The bike was parked in front of a pizzeria where I hadn't gone in some time.  I used to stop there when riding along the Long Island City and Greenpoint waterfronts; sometimes I'd buy a slice or two of pizza and pedal over to the Long Island City piers, which are directly across the East River from the United Nations and directly in line for a nearly perfect view of the Empire State Building. 


The pizza slices from that place were always pretty good.  So was the one I had today.  And the dour middle-aged proprietor who made the pizzas the first time I went there, at least a decade ago, is still plying his trade though, I suspect, he may be a senior citizen by now.  That wouldn't be so bad if he didn't seem so worn, and the place sadder, shabbier-looking and not as clean as I recall from earlier visits.  

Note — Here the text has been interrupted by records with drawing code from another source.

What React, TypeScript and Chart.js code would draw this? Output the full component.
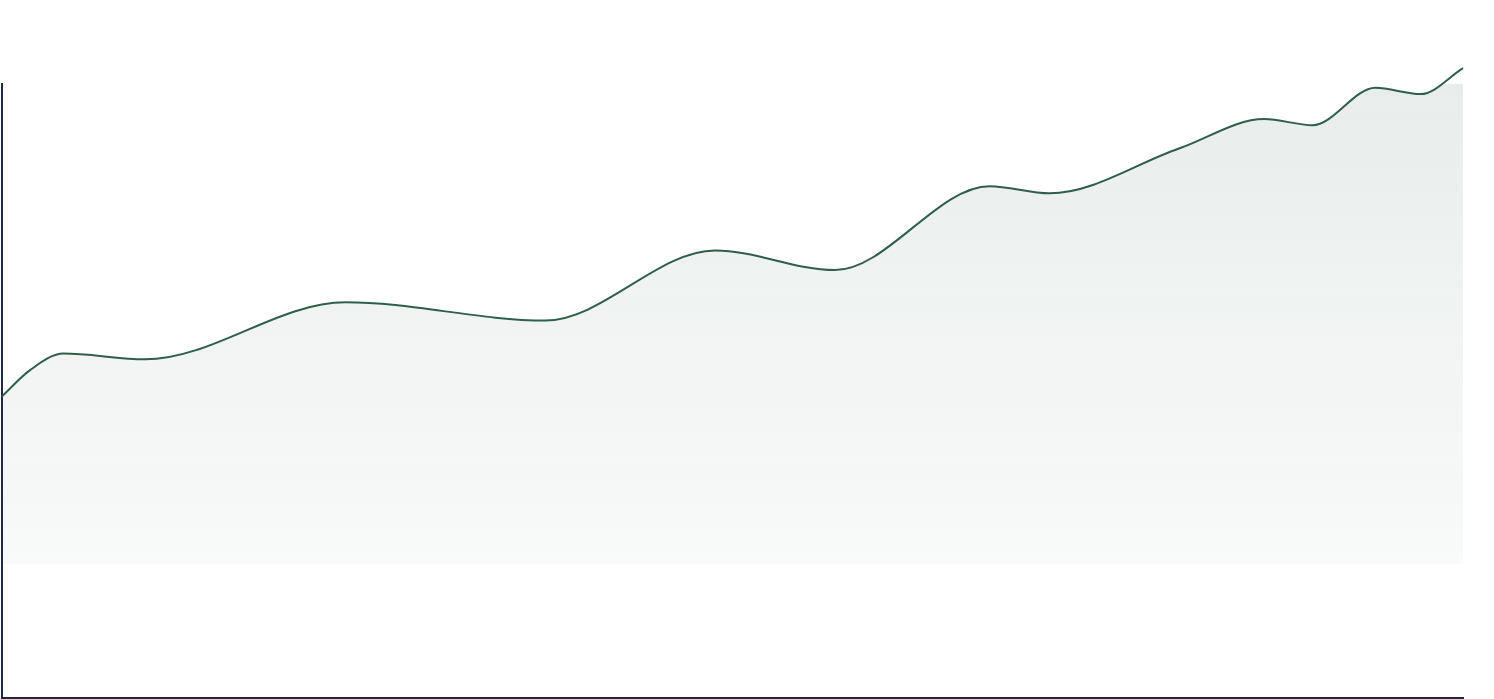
import { useEffect, useRef } from "react";
import { Chart, type ChartConfiguration } from "chart.js/auto";

// turning points of the curve
const xValues: number[] = [
  0, 1.9, 4.2, 9.8, 23.5, 37.2, 48.8, 57.0, 67.6, 71.7, 80.6, 86.4, 89.7, 94.0, 97.1, 100,
];
const yValues: number[] = [
  34.9, 40.3, 43.8, 42.6, 54.5, 50.7, 65.3, 61.2, 78.7, 77.2, 86.6, 92.7, 91.4, 99.2, 97.9, 103.3,
];
const xMin = 0;
const xMax = 100;
const yMin = -28;
const yMax = 100;

const LINE = "#2f5f4b";
const AXIS = "#1f2944";

export default function App() {
  const chartRef = useRef<HTMLCanvasElement | null>(null);
  const chartInstance = useRef<Chart | null>(null);

  useEffect(() => {
    document.body.style.margin = "0";
    if (!chartRef.current) return;
    const ctx = chartRef.current.getContext("2d");
    if (!ctx) return;

    if (chartInstance.current) {
      chartInstance.current.destroy();
    }

    const points = xValues.map((x, i) => ({ x, y: yValues[i] }));

    const config: ChartConfiguration<"line", { x: number; y: number }[]> = {
      type: "line",
      data: {
        datasets: [
          {
            data: points,
            borderColor: LINE,
            borderWidth: 2,
            cubicInterpolationMode: "monotone",
            pointRadius: 0,
            fill: "origin",
            clip: false,
            backgroundColor: (c) => {
              const area = c.chart.chartArea;
              if (!area) return "rgba(47,95,75,0.08)";
              const yScale = c.chart.scales.y;
              const g = c.chart.ctx.createLinearGradient(0, area.top, 0, yScale.getPixelForValue(0));
              g.addColorStop(0, "rgba(47,95,75,0.11)");
              g.addColorStop(1, "rgba(47,95,75,0.03)");
              return g;
            },
          },
        ],
      },
      options: {
        responsive: true,
        maintainAspectRatio: false,
        animation: false,
        layout: { padding: { left: 2, right: 31, top: 84, bottom: 1 } },
        plugins: {
          legend: { display: false },
          tooltip: { enabled: false },
        },
        scales: {
          x: {
            type: "linear",
            min: xMin,
            max: xMax,
            grid: { display: false, drawTicks: false },
            ticks: { display: false },
            border: { display: true, color: AXIS, width: 2 },
          },
          y: {
            min: yMin,
            max: yMax,
            grid: { display: false, drawTicks: false },
            ticks: { display: false },
            border: { display: true, color: AXIS, width: 2 },
          },
        },
      },
    };

    chartInstance.current = new Chart(ctx, config);

    return () => {
      chartInstance.current?.destroy();
    };
  }, []);

  return (
    <div style={{ width: 1494, height: 699, position: "relative" }}>
      <canvas ref={chartRef}></canvas>
    </div>
  );
}
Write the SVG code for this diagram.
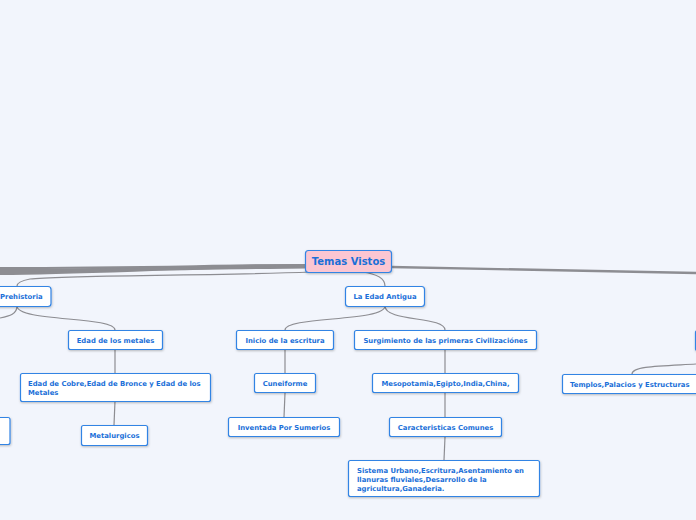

Maybe the now-old man senses the end is near.  Several storefronts around his are vacant, with "For Rent" signs in their windows.  I'm not sure of whether they're the result of the economy, which has claimed a lot of restaurants, bars and stores, or of the changing neighborhood.  The places that closed looked like their best days were past when I first saw them, around the first time I went to the pizzeria.  I wouldn't be surprised if I learned that the now-closed bar specialized in Boilermakers.


I wonder whether that Pepto Bismol-colored Indian bike parked in front of that bar, or any of those other places that have closed, will be unearthed by some future archaeologist--from another planet, perhaps.  What would that person/being make of them?